§ DATA PROVIDED
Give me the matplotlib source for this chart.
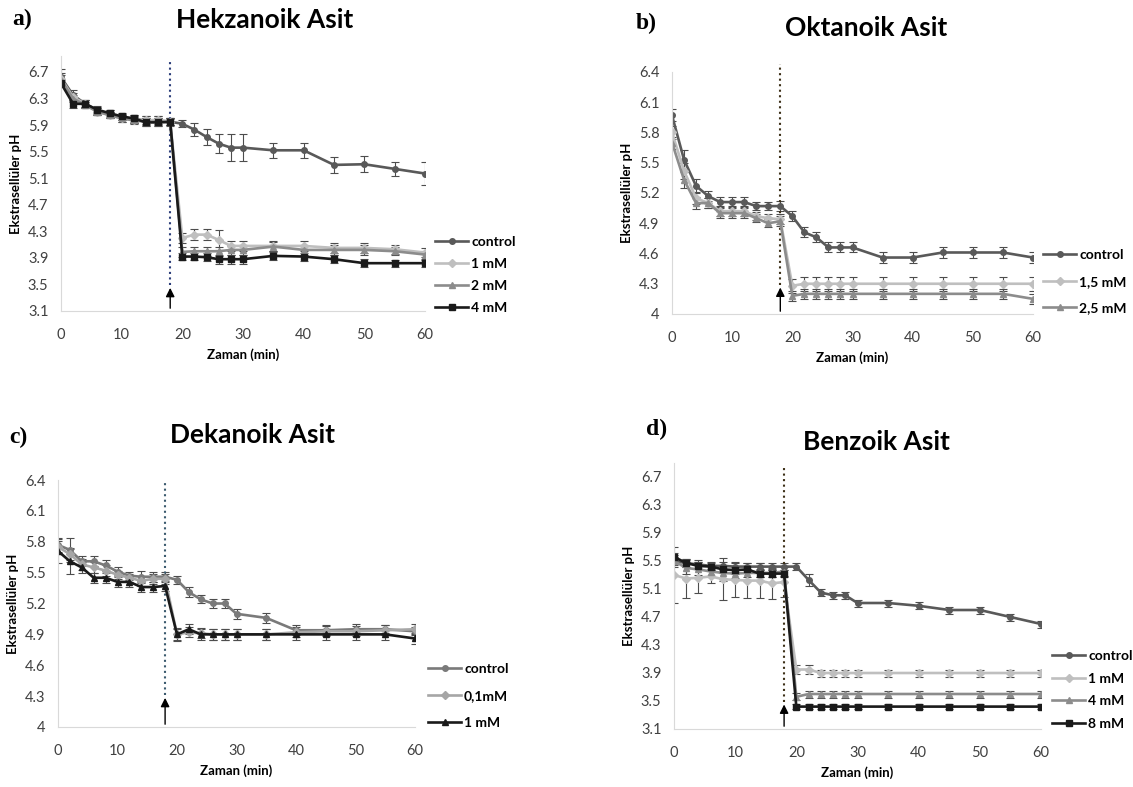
import numpy as np
import matplotlib
matplotlib.use("Agg")
import matplotlib.pyplot as plt
from matplotlib.lines import Line2D

plt.rcParams['font.family'] = ['Lato', 'DejaVu Sans']

# zaman noktalari (dk)
time = [0, 2, 4, 6, 8, 10, 12, 14, 16, 18, 20, 22, 24, 26, 28, 30, 35, 40, 45, 50, 55, 60]

# a) Hekzanoik asit
hek_control = [6.62, 6.35, 6.22, 6.12, 6.07, 6.02, 5.99, 5.97, 5.97, 5.95, 5.92, 5.83, 5.72, 5.62, 5.56, 5.56, 5.52, 5.52, 5.30, 5.31, 5.24, 5.17]
hek_control_err = [0.12, 0.08, 0.06, 0.05, 0.05, 0.05, 0.06, 0.07, 0.07, 0.05, 0.05, 0.10, 0.12, 0.14, 0.20, 0.20, 0.11, 0.11, 0.12, 0.12, 0.10, 0.18]
hek_1mM = [6.60, 6.32, 6.22, 6.10, 6.05, 6.00, 5.98, 5.97, 5.98, 5.95, 4.20, 4.25, 4.25, 4.17, 4.08, 4.08, 4.08, 4.08, 4.05, 4.05, 4.03, 3.98]
hek_1mM_err = [0.08, 0.06, 0.05, 0.05, 0.05, 0.05, 0.05, 0.06, 0.06, 0.05, 0.08, 0.08, 0.08, 0.15, 0.08, 0.08, 0.08, 0.08, 0.08, 0.08, 0.07, 0.07]
hek_2mM = [6.58, 6.30, 6.20, 6.10, 6.05, 6.00, 5.97, 5.95, 5.95, 5.94, 3.99, 4.00, 4.00, 4.00, 4.02, 4.02, 4.07, 4.02, 4.02, 4.02, 4.00, 3.95]
hek_2mM_err = [0.08, 0.06, 0.05, 0.05, 0.05, 0.05, 0.05, 0.06, 0.06, 0.05, 0.07, 0.07, 0.07, 0.07, 0.07, 0.07, 0.07, 0.07, 0.07, 0.07, 0.06, 0.06]
hek_4mM = [6.53, 6.22, 6.22, 6.13, 6.08, 6.03, 6.00, 5.94, 5.94, 5.95, 3.92, 3.92, 3.91, 3.88, 3.88, 3.88, 3.93, 3.92, 3.88, 3.82, 3.82, 3.82]
hek_4mM_err = [0.05, 0.06, 0.05, 0.05, 0.05, 0.05, 0.05, 0.06, 0.06, 0.05, 0.05, 0.05, 0.06, 0.07, 0.07, 0.07, 0.06, 0.06, 0.06, 0.06, 0.05, 0.05]

# b) Oktanoik asit
okt_control = [5.97, 5.53, 5.27, 5.17, 5.11, 5.11, 5.11, 5.07, 5.07, 5.07, 4.97, 4.81, 4.76, 4.66, 4.66, 4.66, 4.56, 4.56, 4.61, 4.61, 4.61, 4.56]
okt_control_err = [0.06, 0.10, 0.07, 0.05, 0.05, 0.05, 0.05, 0.04, 0.04, 0.05, 0.05, 0.05, 0.05, 0.05, 0.05, 0.05, 0.05, 0.05, 0.05, 0.05, 0.05, 0.05]
okt_15mM = [5.80, 5.42, 5.15, 5.10, 5.02, 5.02, 5.02, 4.97, 4.95, 4.94, 4.28, 4.30, 4.30, 4.30, 4.30, 4.30, 4.30, 4.30, 4.30, 4.30, 4.30, 4.30]
okt_15mM_err = [0.06, 0.08, 0.06, 0.05, 0.05, 0.05, 0.05, 0.04, 0.04, 0.05, 0.07, 0.07, 0.07, 0.07, 0.07, 0.07, 0.07, 0.07, 0.07, 0.07, 0.07, 0.07]
okt_25mM = [5.70, 5.33, 5.10, 5.10, 5.00, 5.00, 5.00, 4.95, 4.90, 4.92, 4.18, 4.20, 4.20, 4.20, 4.20, 4.20, 4.20, 4.20, 4.20, 4.20, 4.20, 4.15]
okt_25mM_err = [0.06, 0.08, 0.06, 0.05, 0.05, 0.05, 0.05, 0.04, 0.04, 0.05, 0.05, 0.05, 0.05, 0.05, 0.05, 0.05, 0.05, 0.05, 0.05, 0.05, 0.05, 0.05]

# c) Dekanoik asit
dek_control = [5.77, 5.72, 5.61, 5.61, 5.57, 5.51, 5.47, 5.46, 5.46, 5.46, 5.43, 5.31, 5.24, 5.20, 5.20, 5.10, 5.06, 4.94, 4.94, 4.95, 4.95, 4.93]
dek_control_err = [0.07, 0.12, 0.05, 0.05, 0.05, 0.04, 0.04, 0.06, 0.05, 0.05, 0.04, 0.05, 0.04, 0.04, 0.04, 0.05, 0.05, 0.05, 0.05, 0.05, 0.04, 0.04]
dek_01mM = [5.75, 5.68, 5.58, 5.55, 5.52, 5.48, 5.45, 5.42, 5.44, 5.44, 4.90, 4.92, 4.91, 4.90, 4.90, 4.90, 4.90, 4.92, 4.93, 4.93, 4.94, 4.95]
dek_01mM_err = [0.06, 0.06, 0.05, 0.05, 0.05, 0.04, 0.04, 0.05, 0.05, 0.05, 0.05, 0.05, 0.05, 0.05, 0.05, 0.05, 0.05, 0.05, 0.05, 0.05, 0.05, 0.05]
dek_1mM = [5.71, 5.61, 5.55, 5.45, 5.45, 5.41, 5.41, 5.36, 5.36, 5.37, 4.90, 4.95, 4.90, 4.90, 4.90, 4.90, 4.90, 4.90, 4.90, 4.90, 4.90, 4.86]
dek_1mM_err = [0.12, 0.12, 0.05, 0.05, 0.05, 0.05, 0.05, 0.05, 0.05, 0.05, 0.06, 0.05, 0.05, 0.05, 0.05, 0.05, 0.05, 0.05, 0.05, 0.05, 0.05, 0.05]

# d) Benzoik asit
ben_control = [5.50, 5.47, 5.45, 5.43, 5.43, 5.42, 5.42, 5.42, 5.42, 5.42, 5.42, 5.23, 5.05, 5.01, 5.01, 4.90, 4.90, 4.86, 4.80, 4.80, 4.70, 4.60]
ben_control_err = [0.06, 0.06, 0.06, 0.06, 0.06, 0.05, 0.05, 0.05, 0.05, 0.05, 0.05, 0.09, 0.05, 0.05, 0.05, 0.05, 0.05, 0.05, 0.05, 0.05, 0.05, 0.05]
ben_1mM = [5.30, 5.25, 5.26, 5.28, 5.24, 5.23, 5.22, 5.22, 5.18, 5.20, 3.95, 3.95, 3.90, 3.90, 3.90, 3.90, 3.90, 3.90, 3.90, 3.90, 3.90, 3.90]
ben_1mM_err = [0.40, 0.28, 0.22, 0.10, 0.30, 0.25, 0.25, 0.25, 0.22, 0.22, 0.06, 0.06, 0.05, 0.05, 0.05, 0.05, 0.05, 0.05, 0.05, 0.05, 0.05, 0.05]
ben_4mM = [5.50, 5.40, 5.38, 5.35, 5.33, 5.32, 5.33, 5.33, 5.33, 5.35, 3.56, 3.60, 3.60, 3.60, 3.60, 3.60, 3.60, 3.60, 3.60, 3.60, 3.60, 3.60]
ben_4mM_err = [0.08, 0.08, 0.08, 0.08, 0.12, 0.06, 0.06, 0.06, 0.06, 0.06, 0.05, 0.05, 0.05, 0.05, 0.05, 0.05, 0.05, 0.05, 0.05, 0.05, 0.05, 0.05]
ben_8mM = [5.56, 5.47, 5.43, 5.42, 5.38, 5.37, 5.38, 5.32, 5.32, 5.32, 3.42, 3.42, 3.42, 3.42, 3.42, 3.42, 3.42, 3.42, 3.42, 3.42, 3.42, 3.42]
ben_8mM_err = [0.05, 0.05, 0.05, 0.05, 0.05, 0.05, 0.05, 0.05, 0.05, 0.05, 0.04, 0.04, 0.04, 0.04, 0.04, 0.04, 0.04, 0.04, 0.04, 0.04, 0.04, 0.04]

W, H = 1133, 787
fig = plt.figure(figsize=(W / 100, H / 100), dpi=100)


def px_axes(x0, x1, ytop, ybot):
    return fig.add_axes([x0 / W, 1 - ybot / H, (x1 - x0) / W, (ybot - ytop) / H])


def draw_panel(ax, series, ylim, yticks, arrow_tip, dot_top, dot_color, legend_xy, spacing):
    handles = []
    for y, err, color, marker, label in series:
        ax.errorbar(time, y, yerr=err, color=color, lw=1.9, marker=marker, ms=4,
                    ecolor='#4d4d4d', elinewidth=0.8, capsize=3, capthick=0.8)
        handles.append(Line2D([], [], color=color, lw=1.9, marker=marker, ms=4, label=label))
    ax.set_xlim(0, 60)
    ax.set_ylim(*ylim)
    ax.set_yticks(yticks)
    ax.set_yticklabels([f"{v:g}" for v in yticks])
    ax.set_xticks([0, 10, 20, 30, 40, 50, 60])
    ax.tick_params(length=0, labelsize=10.5, colors='#404040')
    ax.tick_params(axis='y', pad=9)
    ax.tick_params(axis='x', pad=12)
    for s in ['top', 'right']:
        ax.spines[s].set_visible(False)
    for s in ['left', 'bottom']:
        ax.spines[s].set_color('#d9d9d9')
    ax.set_ylabel('Ekstrasellüler pH', fontsize=9.5, fontweight='bold', labelpad=4)
    ax.set_xlabel('Zaman (min)', fontsize=9.5, fontweight='bold', labelpad=5)
    # enjeksiyon noktasi
    ax.plot([18, 18], [arrow_tip, dot_top], ls=':', color=dot_color, lw=1.5, clip_on=False)
    ax.annotate('', xy=(18, arrow_tip), xytext=(18, ylim[0]),
                arrowprops=dict(arrowstyle='-|>', color='black', lw=1, mutation_scale=13))
    ax.legend(handles=handles, loc='upper left',
              bbox_to_anchor=(legend_xy[0] / W, 1 - legend_xy[1] / H),
              bbox_transform=fig.transFigure, frameon=False,
              prop={'weight': 'bold', 'size': 10}, handlelength=2.4, handletextpad=0.2,
              labelspacing=spacing, borderpad=0, borderaxespad=0)


c_dark = '#595959'
c_light = '#bfbfbf'
c_mid = '#8c8c8c'
c_black = '#1a1a1a'

ax_a = px_axes(61, 425, 56, 311)
draw_panel(ax_a,
           [(hek_control, hek_control_err, c_dark, 'o', 'control'),
            (hek_1mM, hek_1mM_err, c_light, 'D', '1 mM'),
            (hek_2mM, hek_2mM_err, c_mid, '^', '2 mM'),
            (hek_4mM, hek_4mM_err, c_black, 's', '4 mM')],
           (3.1, 6.94), [3.1, 3.5, 3.9, 4.3, 4.7, 5.1, 5.5, 5.9, 6.3, 6.7],
           3.49, 6.85, '#2c3e7a', (435, 236), 0.72)

ax_b = px_axes(672, 1033, 72, 314)
draw_panel(ax_b,
           [(okt_control, okt_control_err, c_dark, 'o', 'control'),
            (okt_15mM, okt_15mM_err, c_light, 'D', '1,5 mM'),
            (okt_25mM, okt_25mM_err, c_mid, '^', '2,5 mM')],
           (4, 6.4), [4, 4.3, 4.6, 4.9, 5.2, 5.5, 5.8, 6.1, 6.4],
           4.29, 6.48, '#3d3018', (1043, 249), 1.05)

ax_c = px_axes(58, 415, 480, 727)
draw_panel(ax_c,
           [(dek_control, dek_control_err, '#7a7a7a', 'o', 'control'),
            (dek_01mM, dek_01mM_err, '#a6a6a6', 'D', '0,1mM'),
            (dek_1mM, dek_1mM_err, c_black, '^', '1 mM')],
           (4, 6.4), [4, 4.3, 4.6, 4.9, 5.2, 5.5, 5.8, 6.1, 6.4],
           4.31, 6.4, '#3b5a6e', (428, 663), 1.07)

ax_d = px_axes(674, 1041, 463, 729)
draw_panel(ax_d,
           [(ben_control, ben_control_err, c_dark, 'o', 'control'),
            (ben_1mM, ben_1mM_err, c_light, 'D', '1 mM'),
            (ben_4mM, ben_4mM_err, c_mid, '^', '4 mM'),
            (ben_8mM, ben_8mM_err, c_black, 's', '8 mM')],
           (3.1, 6.9), [3.1, 3.5, 3.9, 4.3, 4.7, 5.1, 5.5, 5.9, 6.3, 6.7],
           3.49, 6.83, '#3d3018', (1052, 650), 0.76)

# basliklar ve panel etiketleri
titles = [('Hekzanoik Asit', 265, 20), ('Oktanoik Asit', 866, 28),
          ('Dekanoik Asit', 252, 435), ('Benzoik Asit', 876, 442)]
for text, x, y in titles:
    fig.text(x / W, 1 - y / H, text, ha='center', va='center', fontsize=19, fontweight='bold')
panels = [('a)', 12, 19), ('b)', 636, 23), ('c)', 9, 437), ('d)', 646, 429)]
for text, x, y in panels:
    fig.text(x / W, 1 - y / H, text, ha='left', va='center', fontsize=17, fontweight='bold',
             family='Liberation Serif')

fig.savefig('out.png', dpi=100, facecolor='white')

§ AIM OF THE TASK
Pictures excluded, repeat exactly the lines from the top of the material through the line with "plt.rcParams['font.family'] = ['Lato', 'DejaVu", including both of those lines.

§ OUTPUT OF THE TASK
Give me the matplotlib source for this chart.
import numpy as np
import matplotlib
matplotlib.use("Agg")
import matplotlib.pyplot as plt
from matplotlib.lines import Line2D

plt.rcParams['font.family'] = ['Lato', 'DejaVu Sans']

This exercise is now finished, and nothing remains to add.